Iraq, The Vote: 'Some People Do Get It'


J$P Instant Transcript! Shepard Smith on the Reconstruction of Sadr City


From Studio-B with Shepard Smith, January 27 2005:

SHEPARD SMITH [FOX NEWS]: This morning we loaded onto a helicopter and flew into an area of Baghdad known now as Sadr City; it used to be Saddam City. And when the war first started there and all the violence broke out, our seasoned war correspondents and producers told us it was among the most violent places they had ever seen. Fighting to the death, they were there, with that guy Muqtada Al Sadr, you remember him, sort of leading them. Well he eventually settled down, bowed to political pressure, lots of people took a payoff, and things began to settle. Then the military moved in and started a whole new focus. Instead of just fighting on the streets they started rebuilding on the streets. They got lots of help, they got cooperation, and it may not look like Paradise to you, but it's vastly improved....

SMITH: Now they're warriors and nation-builders. Sewage was everywhere here, but no more. This pump station, fixed and upgraded....Now, travel on solid ground, not raw sewage, but not everywhere. In this neighborhood there's much work ahead. If only you could smell it. This man is telling the interpreter what the sewage is doing to the children. He's been telling us over the last couple of minutes that it's much better than it was a month ago, but right over there is a market that services about 200,000 people a day. It's better than it was, he says, but the kids are sick, and the military says they're working on it. And they have been for months. First, security had to be restored.

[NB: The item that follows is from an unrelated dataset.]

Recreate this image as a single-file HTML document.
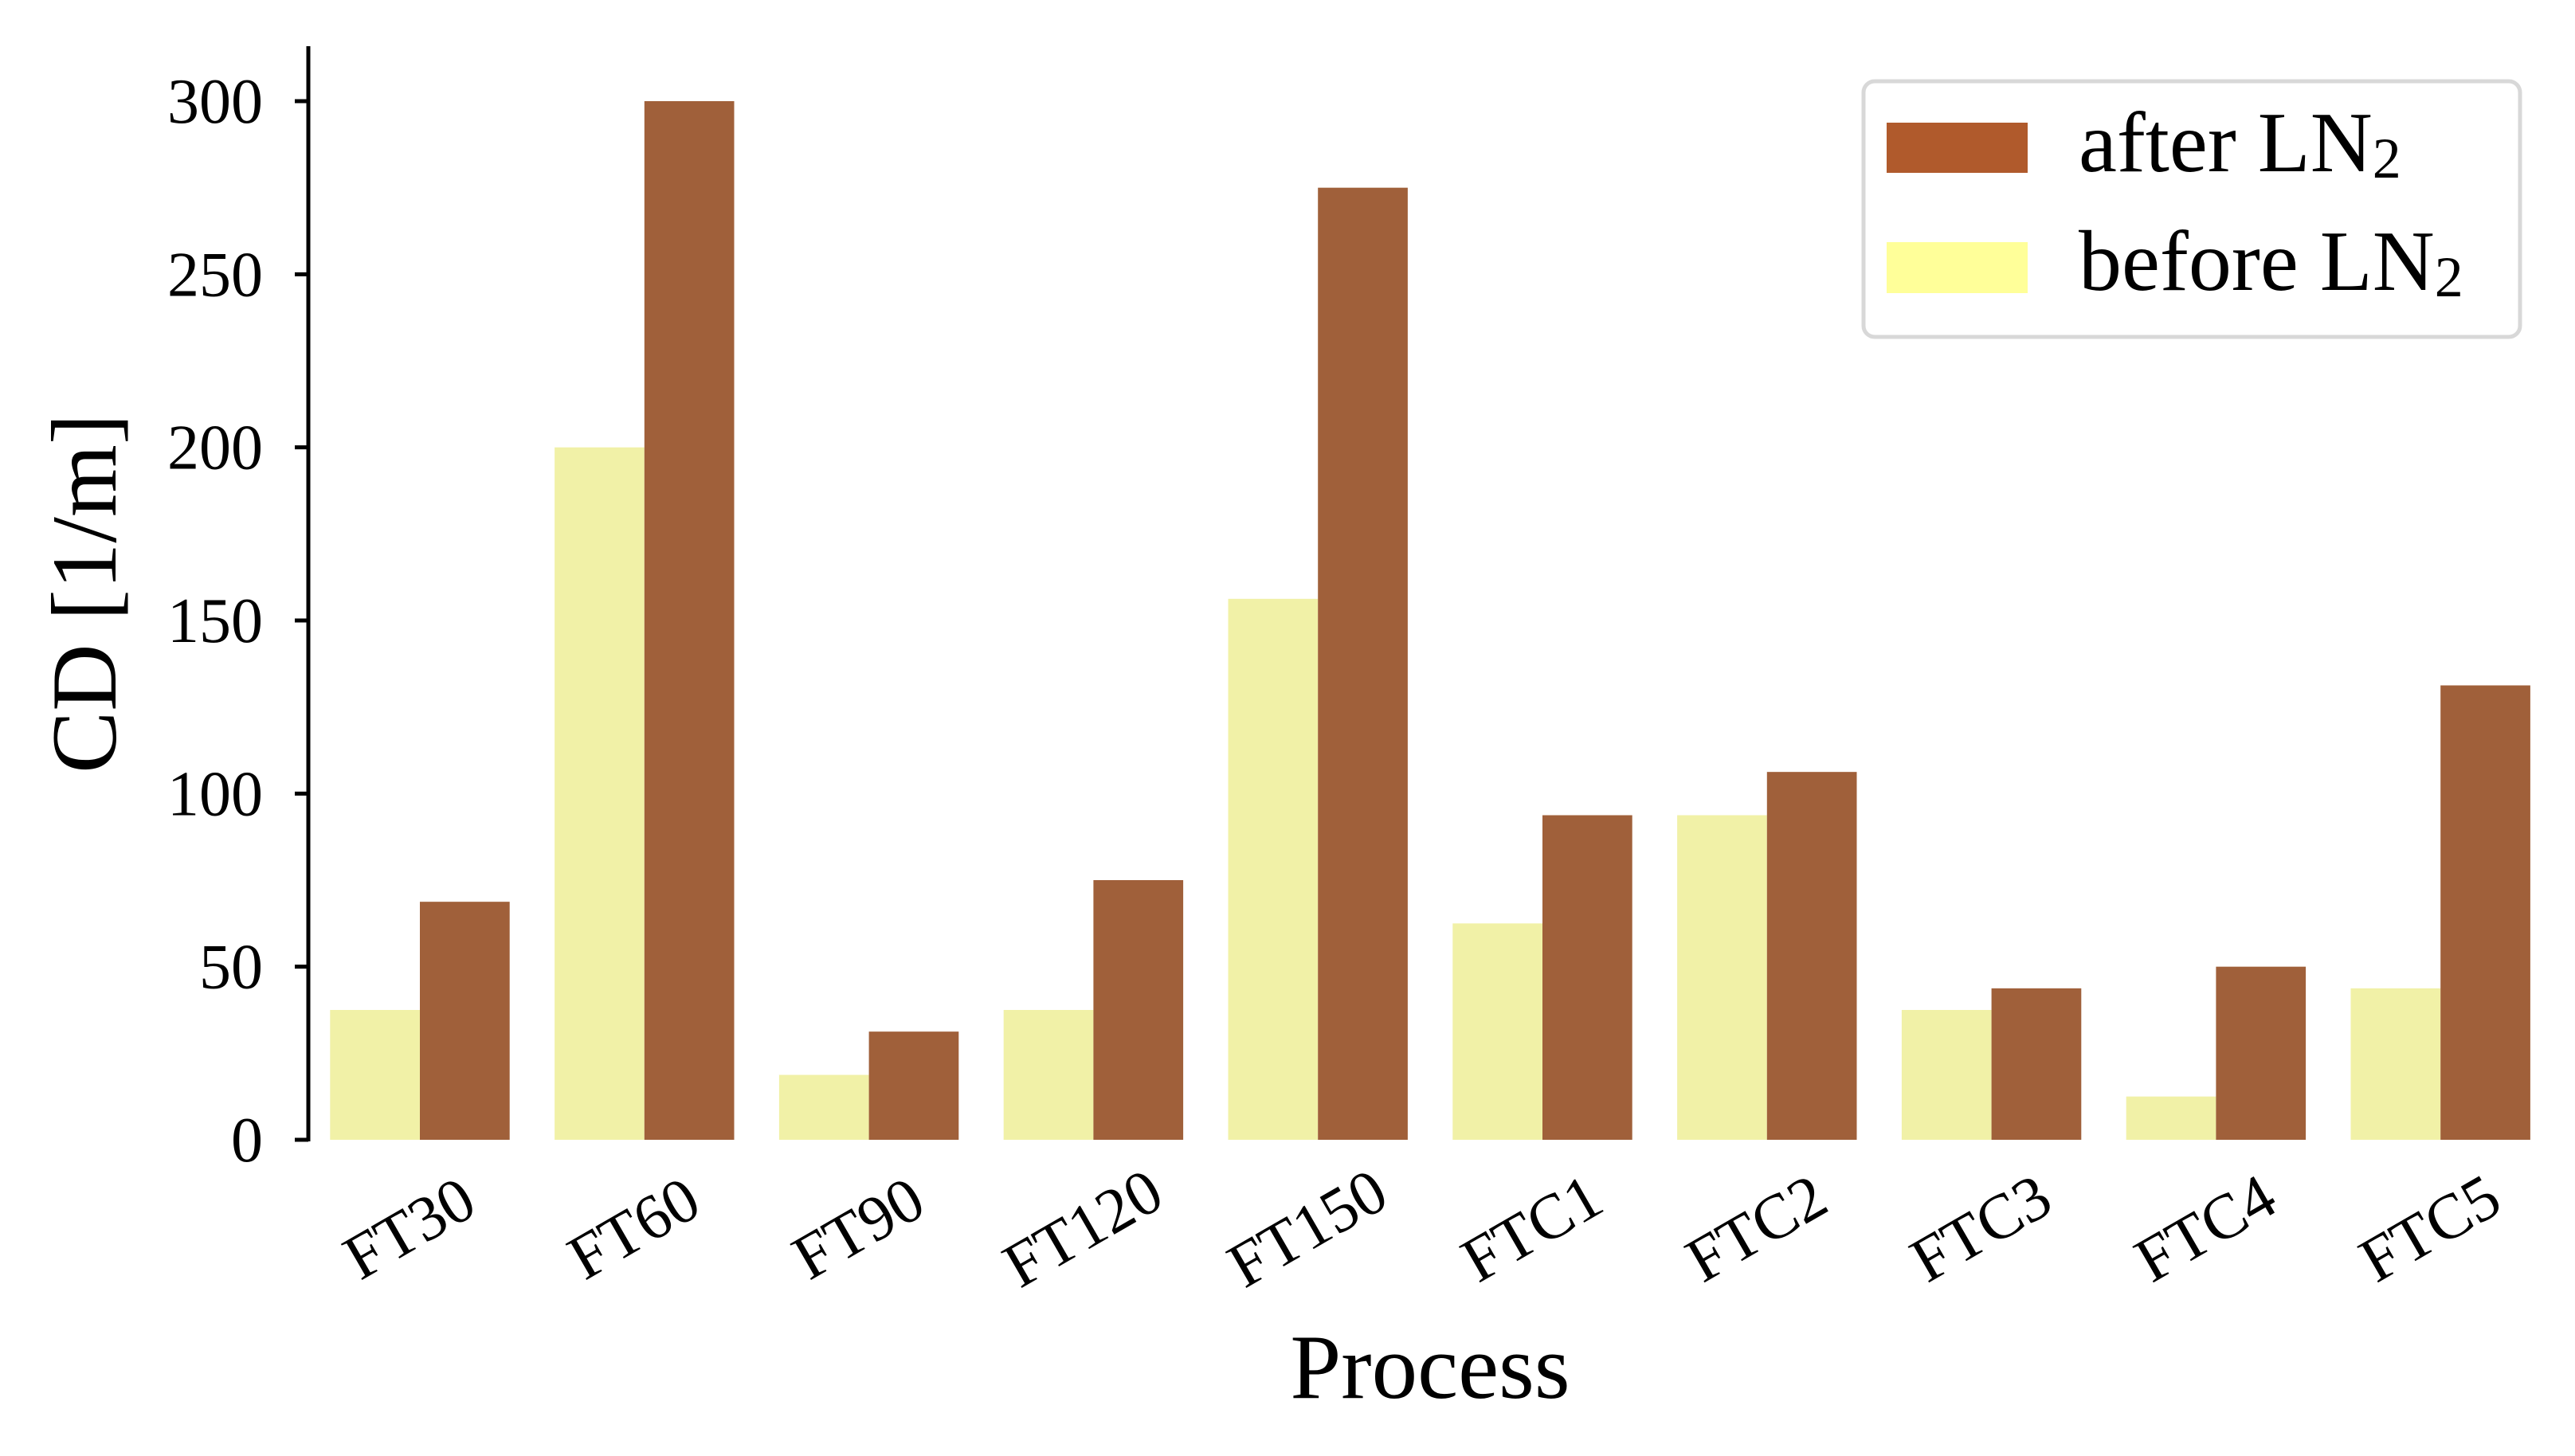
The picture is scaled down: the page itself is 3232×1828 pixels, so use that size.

SMITH: Another project: in this trench they're running electric lines, so this neighborhood can have power 24/7. And by the way, look at this. A barrier built, for election day. The locals put it up, to protect the neighborhood polling place. We did it to stop a car bomber, he says, from destroying the building. Achmad is a 20-year-old volunteer police officer, guarding from bombers the place where he and his neighbors will vote for the very first time. I'm protecting the election center, he says, that's protecting my country. Some people do get it. And in neighborhoods even here it's spreading. The kids are everywhere. They play to the cameras, they play to the soldiers. No fear. And in their hands they all have campaign posters. These are about people running for office on Sunday. Even the kids are in the mix....

SMITH: One of the biggest projects was trash, teaching people you've got to pile it on the side of the road so somebody can come pick it up. A brand new concept; it had always all been thrown anywhere. They've learned, in large part. But a goat--a goat's got to eat. And eat they do, on every street. It's a way of life most Americans could never imagine, trust me. But here it's a step up. There's commerce, now. People seem to feel safer, say the soldiers....

SMITH: The plan is in place: secure the area, clean the streets, give the people jobs and freedom, and they'll stop fighting. And maybe they'll vote. "D" the interpreter believes it can work, and he's risking his life to help.

"D": I think and I believe in my job, by practicing the both languages, English and Arabic, I'll be a reason to save a life, it will be the life of an American soldier who came to this country to help us. Or the life of an innocent Iraqi, and that's by taking out the misunderstanding and the miscommunication between the soldiers and the civilians....

SMITH: An impressive bunch they were. And that interpreter? He fought against the United States in the Gulf War in '91, then went to the United States seeking citizenship, and is now back here fighting against the insurgents for freedom, and trying to become a citizen of the US. Some incredible stories this morning in Sadr City.